Most people are not interested in the environment. They’re just trying to get by, keep their job if they’re lucky enough to have one, pay the mortgage/rent, feed the family, be happy – or at least, content. How can we wake them up and engage them?

I appreciate the inherent arrogance in this question. Just because I think the environment is important, why should other people agree with me?

This question in turn begs several more questions, which deserve investigation.

First, IS the environment important?

Some people believe that we are in the end times, so we may as well burn it up and wear it out, because in a few years or decades it will all be over anyway. Here is not the place to debate the veracity of this worldview, but I’d just like to say that if there is any doubt at all as to whether it is true, we had best err on the side of caution and hang onto enough resources to last us for the foreseeable future. (More on the notion of “foreseeable” in a future blog post.)

Treading lightly on the Earth
Treading lightly on the Earth

Second, why should the environment be important to ME? (ME in this context being the generic individual, not ME Roz Savage.) The impacts won’t be felt until after I am dead, and I have more than enough immediate worries, so don’t bother me with long-term hypotheticals.

Putting to one side for now questions about how long it will be before serious impacts are felt, I’d just like to challenge this mindset by asking: Where is your sense of legacy? If you believe that this generation is seriously impacting the long-term health of our species and our planet, do you not care how history will judge us? If humans of a couple of centuries ago had bequeathed to us a right old mess of indestructible trash and an impoverished biosphere, wouldn’t we feel justifiably aggrieved? Is that really how you want your grandchildren to feel about you (okay, great nieces and nephews if you don’t have children – which, environmentally, is a great idea)?

Third, nothing I do as an individual will make a difference, so why should I bother?

It is true that there are now 7.1 billion of us, and so it is easy to feel that anything we do is a tiny drop in a very big ocean. But history shows that the impact of an individual can be completely disproportionate. I’m not just talking about a great leader like Martin Luther King, Gandhi, Nelson Mandela etc. I’m talking about that person who might be the pillar of your community, or the teacher/pastor/journalist whose views you respect, but most especially the person you get talking to in the checkout line who somehow strikes a chord and makes you see things in a different way – that person who has brought their own grocery bag, or who asks if the fish has been sustainably caught, or chats to the checkout clerk about why they have chosen organic and non-GMO.

Word of mouth is the most powerful method of communication that we have at our disposal. Sure, if you stop eating fish it is not going to stop the ocean ecosystem from collapsing. But talk about it to friends, family, colleagues – not like the self-righteous loony tune that everbody avoids, but just quietly and calmly and rationally – and for the sake of your friendships, better make it briefly, too. People will take it more seriously from you than they do from the media. You’ve got the power to start changing the world – one conversation at a time.

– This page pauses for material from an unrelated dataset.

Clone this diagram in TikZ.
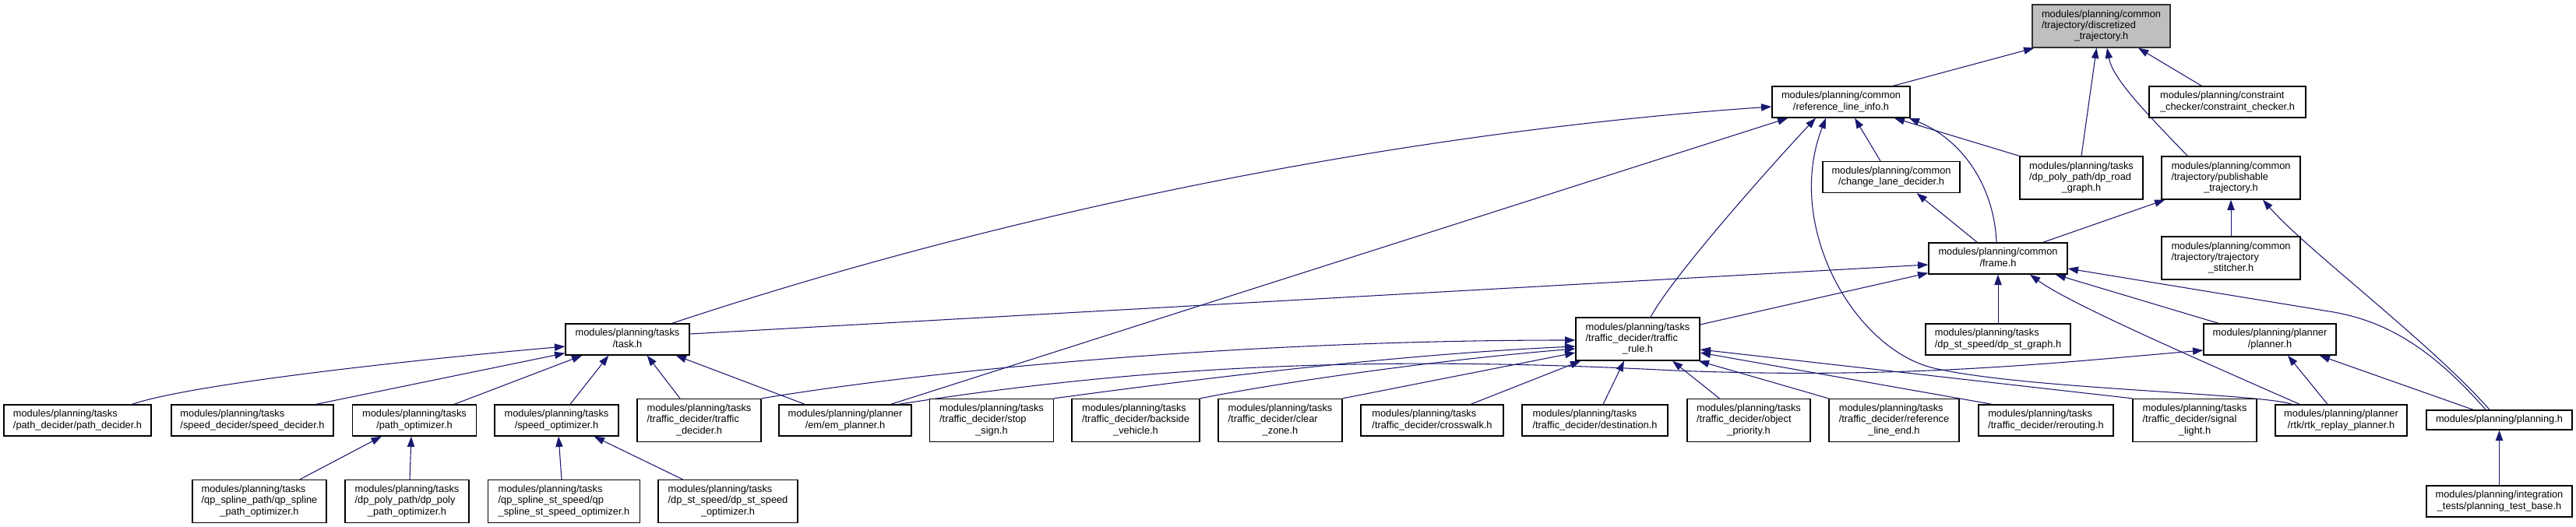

But at the same time, we have to respect other people’s right to disagree. You never win an argument by being right. Human beings are much more complicated than that. Even if you manage to persuade someone to change their mind (congratulations!) it’s even harder to get them to change their behaviour – as the environmental movement has amply demonstrated over the last few decades.


I want to explore these issues over the coming weeks and months – how the quirks of human psychology are getting in the way of good decision-making, especially with regard to the stewardship of our Earth. I’m very open to comments, questions, and suggestions for what directions this might take. Post a comment and tell me your thoughts!



  • I have a theory that unless a problem impacts on a person’s senses then they won’t see the problem and take any action. Sadly unless you are reading this page and have an interest in the subject of this blog that may be true.

    My evidence is as follows. The Great Stink in the mid 1800’s. When the MP’s had enough of the smell they did something about pollution of the River Thames. A century later we had smogs in London which led to the Clean Air Acts after people found they couldn’t see anymore. In the 1980’s people objected to incinerator’s and we now have better legislation for them. Today people object to landfill on the grounds of smell. They don’t like wind or solar farms because it spoils their view.
    Where does CO2 or plastic in an ocean impact on an individuals senses? They don’t immediately see, hear, smell or taste it so they aren’t bothered. How would I start? A poster on advertising boards. A picture of fish and chips on a plate with a knife and fork either side. The fish has plastic coming out of it. The headline ‘How much plastic is in your fish tonight?’ Associate what people do now to the impacts in a blunt visual way. You need something simple that people remember.
    We try to get our message over by reasoned argument. A Psychologist might suggest we need something a bit smarter (simpler?) to get our message across to the masses.